In Part 2, Tyrrell remembers interacting with Malcolm X and reporting his death, as well as a column she wrote titled “Just Above Your Heart” about an eight year old Black girl in Alabama who was critically injured and left bleeding on the road when someone called for a “white ambulance” instead of a “Black ambulance.” Tyrrell concludes her interview with a summary of her life after New York Amsterdam News.
See also: The book By Gertrude Wilson: Dispatches of the 1960s from a White Writer in a Black World and the Brown Alumni Magazine article This Is My Country, This Is My Fight, Too: Justine Tyrrell Priestley ’43
Part 1
Part 2
Recorded on July 30, 1988 at Justine Tyrrell’s home in Martha’s Vineyard, MA
Interviewed by Barbara Anton
Suggested Chicago style citation: Tyrrell, Justine. Interview. By Barbara Anton. Pembroke Center Oral History Project, Brown University. July 30, 1988.
Biography
Justine Tyrrell was born in 1921 in Rhode Island, the second of six children. After receiving a scholarship for her straight-A average at Pawtucket High School, Tyrrell joined the Pembroke College Class of 1943, where she received an A.B. in English. Following graduation, Tyrrell was a cryptanalyst for the Army Security Agency in Washington, DC. From 1954 until 1961, she was executive director of the Jessie Smith Noyes Foundation, which gave educational grants to minority students.
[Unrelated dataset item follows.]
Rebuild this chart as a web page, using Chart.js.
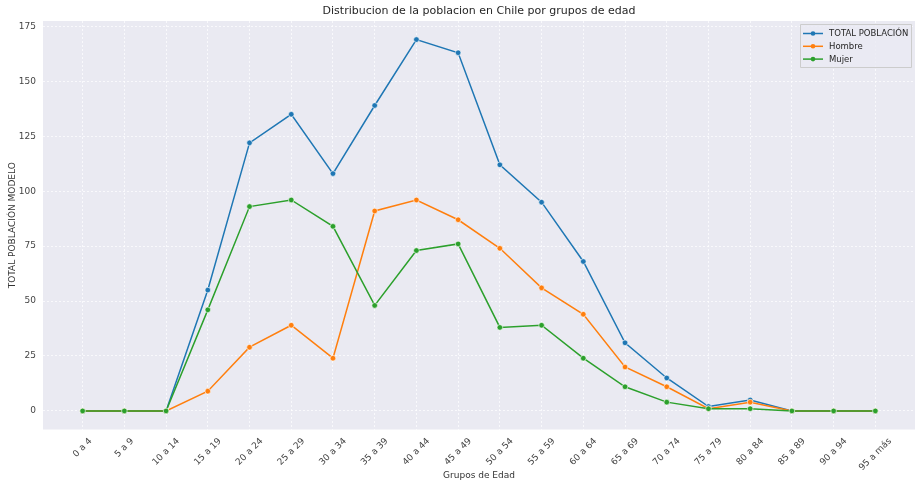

In 1961 she became the only white reporter for New York Amsterdam News, the United States’ oldest black newspaper, where she wrote under the name Gertude Wilson, until leaving in 1972. For a short time, Tyrrell worked in the development office for Norwich University in Vermont and in 1979 she and her husband moved to Martha’s Vineyard.While on Martha’s Vineyard, Tyrrell and her son Arthur founded the real estate firm, Priestley, Smadbeck & Mone. She died on August 4, 2004, at the age of 83, and a collection of her columns from New York Amsterdam News was posthumously published in 2005 under the title By Gertrude Wilson: Dispatches of the 1960s from a White Writer in a Black World.